◆ **INFORMATION SUPPLIED**
------------------------------------------------
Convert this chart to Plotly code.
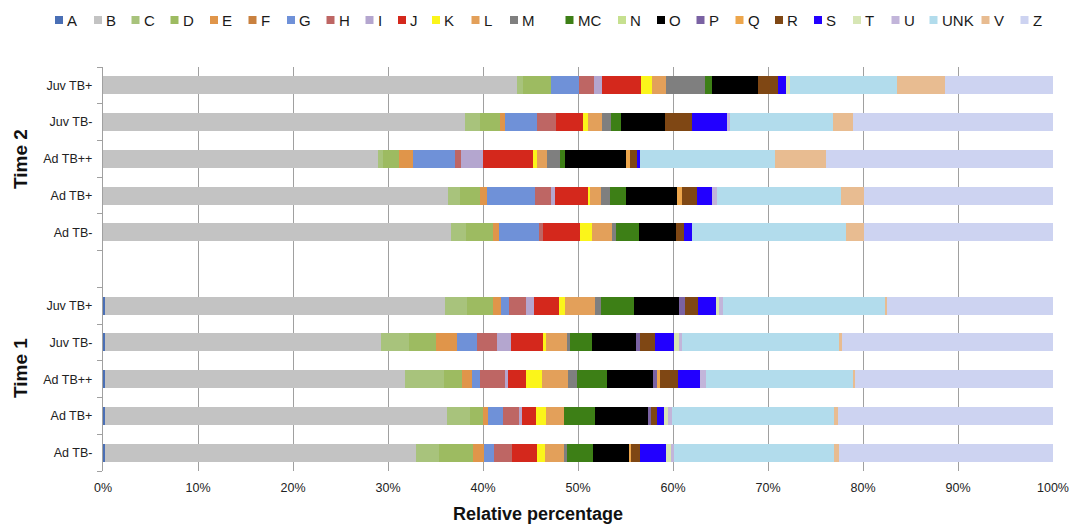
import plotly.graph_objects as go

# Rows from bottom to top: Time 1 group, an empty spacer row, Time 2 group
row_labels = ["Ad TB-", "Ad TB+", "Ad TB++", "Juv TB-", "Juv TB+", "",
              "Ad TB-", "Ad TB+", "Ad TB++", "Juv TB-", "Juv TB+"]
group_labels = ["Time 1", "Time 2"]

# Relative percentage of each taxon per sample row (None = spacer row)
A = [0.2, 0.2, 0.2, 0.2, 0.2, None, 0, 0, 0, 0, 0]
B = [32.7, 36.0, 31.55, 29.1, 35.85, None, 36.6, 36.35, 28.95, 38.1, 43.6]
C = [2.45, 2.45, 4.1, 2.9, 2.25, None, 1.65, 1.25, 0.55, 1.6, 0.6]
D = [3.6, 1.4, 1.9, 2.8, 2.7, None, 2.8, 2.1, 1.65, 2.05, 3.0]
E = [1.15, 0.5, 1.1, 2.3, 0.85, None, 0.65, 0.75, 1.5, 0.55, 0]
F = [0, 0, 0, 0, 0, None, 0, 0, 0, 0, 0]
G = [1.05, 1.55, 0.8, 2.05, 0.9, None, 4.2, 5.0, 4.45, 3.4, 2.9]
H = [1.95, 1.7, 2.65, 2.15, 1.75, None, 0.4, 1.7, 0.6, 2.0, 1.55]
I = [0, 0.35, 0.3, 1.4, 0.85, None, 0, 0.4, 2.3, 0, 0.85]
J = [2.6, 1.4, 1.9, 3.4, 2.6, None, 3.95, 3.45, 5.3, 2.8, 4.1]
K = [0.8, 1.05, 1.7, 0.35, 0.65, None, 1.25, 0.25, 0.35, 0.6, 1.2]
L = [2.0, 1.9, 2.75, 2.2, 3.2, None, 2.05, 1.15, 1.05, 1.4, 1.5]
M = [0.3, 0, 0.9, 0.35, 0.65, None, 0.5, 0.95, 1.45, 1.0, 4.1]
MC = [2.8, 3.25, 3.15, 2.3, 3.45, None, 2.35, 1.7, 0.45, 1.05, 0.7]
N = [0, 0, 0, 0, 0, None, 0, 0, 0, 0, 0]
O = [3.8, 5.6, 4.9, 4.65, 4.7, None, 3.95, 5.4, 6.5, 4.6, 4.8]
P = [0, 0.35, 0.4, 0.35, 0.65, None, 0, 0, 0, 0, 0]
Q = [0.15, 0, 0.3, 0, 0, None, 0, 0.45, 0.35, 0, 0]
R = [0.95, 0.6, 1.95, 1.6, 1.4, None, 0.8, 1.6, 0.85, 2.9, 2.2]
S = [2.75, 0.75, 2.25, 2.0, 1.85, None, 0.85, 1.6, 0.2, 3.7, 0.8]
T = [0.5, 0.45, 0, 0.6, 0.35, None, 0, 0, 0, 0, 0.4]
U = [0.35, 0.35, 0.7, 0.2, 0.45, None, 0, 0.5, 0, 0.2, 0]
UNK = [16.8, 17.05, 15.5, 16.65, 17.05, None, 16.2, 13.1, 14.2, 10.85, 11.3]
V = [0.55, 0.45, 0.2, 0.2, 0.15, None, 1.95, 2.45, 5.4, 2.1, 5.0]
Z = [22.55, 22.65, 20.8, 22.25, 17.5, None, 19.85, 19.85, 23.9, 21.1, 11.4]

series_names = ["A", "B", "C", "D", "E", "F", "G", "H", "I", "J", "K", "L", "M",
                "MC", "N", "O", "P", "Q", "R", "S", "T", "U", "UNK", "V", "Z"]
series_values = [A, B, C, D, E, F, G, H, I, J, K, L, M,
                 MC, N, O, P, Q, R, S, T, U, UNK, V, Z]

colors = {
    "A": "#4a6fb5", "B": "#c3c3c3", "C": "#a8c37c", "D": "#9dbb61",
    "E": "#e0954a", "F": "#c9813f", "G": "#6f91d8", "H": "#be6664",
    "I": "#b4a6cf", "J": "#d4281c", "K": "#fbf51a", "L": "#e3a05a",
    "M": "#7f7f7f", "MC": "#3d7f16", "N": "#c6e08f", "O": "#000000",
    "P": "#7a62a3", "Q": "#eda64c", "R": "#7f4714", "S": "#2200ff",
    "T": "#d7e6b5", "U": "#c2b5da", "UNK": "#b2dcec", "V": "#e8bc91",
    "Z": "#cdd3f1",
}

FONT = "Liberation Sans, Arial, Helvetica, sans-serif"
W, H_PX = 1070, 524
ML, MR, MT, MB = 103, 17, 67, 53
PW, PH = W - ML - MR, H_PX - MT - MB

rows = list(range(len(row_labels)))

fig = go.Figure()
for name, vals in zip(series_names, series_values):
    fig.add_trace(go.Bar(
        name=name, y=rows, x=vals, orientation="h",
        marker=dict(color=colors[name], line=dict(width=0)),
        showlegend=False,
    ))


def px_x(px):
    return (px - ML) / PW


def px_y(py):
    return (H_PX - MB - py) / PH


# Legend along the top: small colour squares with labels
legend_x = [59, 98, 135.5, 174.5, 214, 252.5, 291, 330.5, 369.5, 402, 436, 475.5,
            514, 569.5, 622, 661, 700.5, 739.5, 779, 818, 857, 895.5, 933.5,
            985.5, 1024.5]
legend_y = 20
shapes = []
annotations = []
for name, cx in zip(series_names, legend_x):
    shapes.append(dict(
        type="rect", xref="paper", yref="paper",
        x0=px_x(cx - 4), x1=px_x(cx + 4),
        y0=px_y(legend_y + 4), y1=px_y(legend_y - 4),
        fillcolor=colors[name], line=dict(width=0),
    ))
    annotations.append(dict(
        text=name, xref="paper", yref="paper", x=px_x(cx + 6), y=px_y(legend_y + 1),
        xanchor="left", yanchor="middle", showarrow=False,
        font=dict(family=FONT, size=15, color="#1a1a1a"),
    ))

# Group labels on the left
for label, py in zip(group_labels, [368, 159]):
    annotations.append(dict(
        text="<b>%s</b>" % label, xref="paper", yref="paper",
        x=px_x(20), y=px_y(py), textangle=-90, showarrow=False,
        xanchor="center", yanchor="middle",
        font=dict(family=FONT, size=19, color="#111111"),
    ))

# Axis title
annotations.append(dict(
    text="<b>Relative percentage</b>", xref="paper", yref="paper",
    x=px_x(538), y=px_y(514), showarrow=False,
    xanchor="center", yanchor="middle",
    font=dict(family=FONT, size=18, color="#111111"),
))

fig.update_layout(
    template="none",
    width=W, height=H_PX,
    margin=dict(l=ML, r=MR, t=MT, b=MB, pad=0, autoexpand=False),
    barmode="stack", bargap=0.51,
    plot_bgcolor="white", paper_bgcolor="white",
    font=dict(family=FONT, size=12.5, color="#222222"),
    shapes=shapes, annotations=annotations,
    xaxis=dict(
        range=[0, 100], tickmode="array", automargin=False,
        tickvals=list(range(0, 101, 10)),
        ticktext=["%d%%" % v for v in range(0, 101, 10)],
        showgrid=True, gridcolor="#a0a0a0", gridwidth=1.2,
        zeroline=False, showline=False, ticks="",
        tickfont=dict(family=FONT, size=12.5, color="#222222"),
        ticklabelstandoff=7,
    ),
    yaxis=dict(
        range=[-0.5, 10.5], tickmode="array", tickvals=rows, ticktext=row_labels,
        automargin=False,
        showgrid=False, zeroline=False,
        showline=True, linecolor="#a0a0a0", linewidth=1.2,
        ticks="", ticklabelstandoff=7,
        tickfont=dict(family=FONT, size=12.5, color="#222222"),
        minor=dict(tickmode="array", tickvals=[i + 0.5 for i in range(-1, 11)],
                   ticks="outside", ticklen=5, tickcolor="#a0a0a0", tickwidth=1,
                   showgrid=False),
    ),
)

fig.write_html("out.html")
------------------------------------------------
◆ **CHALLENGE**
Except for the pictures, print the data above exactly.

◆ **FINISHED EXERCISE**
Convert this chart to Plotly code.
import plotly.graph_objects as go

# Rows from bottom to top: Time 1 group, an empty spacer row, Time 2 group
row_labels = ["Ad TB-", "Ad TB+", "Ad TB++", "Juv TB-", "Juv TB+", "",
              "Ad TB-", "Ad TB+", "Ad TB++", "Juv TB-", "Juv TB+"]
group_labels = ["Time 1", "Time 2"]

# Relative percentage of each taxon per sample row (None = spacer row)
A = [0.2, 0.2, 0.2, 0.2, 0.2, None, 0, 0, 0, 0, 0]
B = [32.7, 36.0, 31.55, 29.1, 35.85, None, 36.6, 36.35, 28.95, 38.1, 43.6]
C = [2.45, 2.45, 4.1, 2.9, 2.25, None, 1.65, 1.25, 0.55, 1.6, 0.6]
D = [3.6, 1.4, 1.9, 2.8, 2.7, None, 2.8, 2.1, 1.65, 2.05, 3.0]
E = [1.15, 0.5, 1.1, 2.3, 0.85, None, 0.65, 0.75, 1.5, 0.55, 0]
F = [0, 0, 0, 0, 0, None, 0, 0, 0, 0, 0]
G = [1.05, 1.55, 0.8, 2.05, 0.9, None, 4.2, 5.0, 4.45, 3.4, 2.9]
H = [1.95, 1.7, 2.65, 2.15, 1.75, None, 0.4, 1.7, 0.6, 2.0, 1.55]
I = [0, 0.35, 0.3, 1.4, 0.85, None, 0, 0.4, 2.3, 0, 0.85]
J = [2.6, 1.4, 1.9, 3.4, 2.6, None, 3.95, 3.45, 5.3, 2.8, 4.1]
K = [0.8, 1.05, 1.7, 0.35, 0.65, None, 1.25, 0.25, 0.35, 0.6, 1.2]
L = [2.0, 1.9, 2.75, 2.2, 3.2, None, 2.05, 1.15, 1.05, 1.4, 1.5]
M = [0.3, 0, 0.9, 0.35, 0.65, None, 0.5, 0.95, 1.45, 1.0, 4.1]
MC = [2.8, 3.25, 3.15, 2.3, 3.45, None, 2.35, 1.7, 0.45, 1.05, 0.7]
N = [0, 0, 0, 0, 0, None, 0, 0, 0, 0, 0]
O = [3.8, 5.6, 4.9, 4.65, 4.7, None, 3.95, 5.4, 6.5, 4.6, 4.8]
P = [0, 0.35, 0.4, 0.35, 0.65, None, 0, 0, 0, 0, 0]
Q = [0.15, 0, 0.3, 0, 0, None, 0, 0.45, 0.35, 0, 0]
R = [0.95, 0.6, 1.95, 1.6, 1.4, None, 0.8, 1.6, 0.85, 2.9, 2.2]
S = [2.75, 0.75, 2.25, 2.0, 1.85, None, 0.85, 1.6, 0.2, 3.7, 0.8]
T = [0.5, 0.45, 0, 0.6, 0.35, None, 0, 0, 0, 0, 0.4]
U = [0.35, 0.35, 0.7, 0.2, 0.45, None, 0, 0.5, 0, 0.2, 0]
UNK = [16.8, 17.05, 15.5, 16.65, 17.05, None, 16.2, 13.1, 14.2, 10.85, 11.3]
V = [0.55, 0.45, 0.2, 0.2, 0.15, None, 1.95, 2.45, 5.4, 2.1, 5.0]
Z = [22.55, 22.65, 20.8, 22.25, 17.5, None, 19.85, 19.85, 23.9, 21.1, 11.4]

series_names = ["A", "B", "C", "D", "E", "F", "G", "H", "I", "J", "K", "L", "M",
                "MC", "N", "O", "P", "Q", "R", "S", "T", "U", "UNK", "V", "Z"]
series_values = [A, B, C, D, E, F, G, H, I, J, K, L, M,
                 MC, N, O, P, Q, R, S, T, U, UNK, V, Z]

colors = {
    "A": "#4a6fb5", "B": "#c3c3c3", "C": "#a8c37c", "D": "#9dbb61",
    "E": "#e0954a", "F": "#c9813f", "G": "#6f91d8", "H": "#be6664",
    "I": "#b4a6cf", "J": "#d4281c", "K": "#fbf51a", "L": "#e3a05a",
    "M": "#7f7f7f", "MC": "#3d7f16", "N": "#c6e08f", "O": "#000000",
    "P": "#7a62a3", "Q": "#eda64c", "R": "#7f4714", "S": "#2200ff",
    "T": "#d7e6b5", "U": "#c2b5da", "UNK": "#b2dcec", "V": "#e8bc91",
    "Z": "#cdd3f1",
}

FONT = "Liberation Sans, Arial, Helvetica, sans-serif"
W, H_PX = 1070, 524
ML, MR, MT, MB = 103, 17, 67, 53
PW, PH = W - ML - MR, H_PX - MT - MB

rows = list(range(len(row_labels)))

fig = go.Figure()
for name, vals in zip(series_names, series_values):
    fig.add_trace(go.Bar(
        name=name, y=rows, x=vals, orientation="h",
        marker=dict(color=colors[name], line=dict(width=0)),
        showlegend=False,
    ))


def px_x(px):
    return (px - ML) / PW


def px_y(py):
    return (H_PX - MB - py) / PH


# Legend along the top: small colour squares with labels
legend_x = [59, 98, 135.5, 174.5, 214, 252.5, 291, 330.5, 369.5, 402, 436, 475.5,
            514, 569.5, 622, 661, 700.5, 739.5, 779, 818, 857, 895.5, 933.5,
            985.5, 1024.5]
legend_y = 20
shapes = []
annotations = []
for name, cx in zip(series_names, legend_x):
    shapes.append(dict(
        type="rect", xref="paper", yref="paper",
        x0=px_x(cx - 4), x1=px_x(cx + 4),
        y0=px_y(legend_y + 4), y1=px_y(legend_y - 4),
        fillcolor=colors[name], line=dict(width=0),
    ))
    annotations.append(dict(
        text=name, xref="paper", yref="paper", x=px_x(cx + 6), y=px_y(legend_y + 1),
        xanchor="left", yanchor="middle", showarrow=False,
        font=dict(family=FONT, size=15, color="#1a1a1a"),
    ))

# Group labels on the left
for label, py in zip(group_labels, [368, 159]):
    annotations.append(dict(
        text="<b>%s</b>" % label, xref="paper", yref="paper",
        x=px_x(20), y=px_y(py), textangle=-90, showarrow=False,
        xanchor="center", yanchor="middle",
        font=dict(family=FONT, size=19, color="#111111"),
    ))

# Axis title
annotations.append(dict(
    text="<b>Relative percentage</b>", xref="paper", yref="paper",
    x=px_x(538), y=px_y(514), showarrow=False,
    xanchor="center", yanchor="middle",
    font=dict(family=FONT, size=18, color="#111111"),
))

fig.update_layout(
    template="none",
    width=W, height=H_PX,
    margin=dict(l=ML, r=MR, t=MT, b=MB, pad=0, autoexpand=False),
    barmode="stack", bargap=0.51,
    plot_bgcolor="white", paper_bgcolor="white",
    font=dict(family=FONT, size=12.5, color="#222222"),
    shapes=shapes, annotations=annotations,
    xaxis=dict(
        range=[0, 100], tickmode="array", automargin=False,
        tickvals=list(range(0, 101, 10)),
        ticktext=["%d%%" % v for v in range(0, 101, 10)],
        showgrid=True, gridcolor="#a0a0a0", gridwidth=1.2,
        zeroline=False, showline=False, ticks="",
        tickfont=dict(family=FONT, size=12.5, color="#222222"),
        ticklabelstandoff=7,
    ),
    yaxis=dict(
        range=[-0.5, 10.5], tickmode="array", tickvals=rows, ticktext=row_labels,
        automargin=False,
        showgrid=False, zeroline=False,
        showline=True, linecolor="#a0a0a0", linewidth=1.2,
        ticks="", ticklabelstandoff=7,
        tickfont=dict(family=FONT, size=12.5, color="#222222"),
        minor=dict(tickmode="array", tickvals=[i + 0.5 for i in range(-1, 11)],
                   ticks="outside", ticklen=5, tickcolor="#a0a0a0", tickwidth=1,
                   showgrid=False),
    ),
)

fig.write_html("out.html")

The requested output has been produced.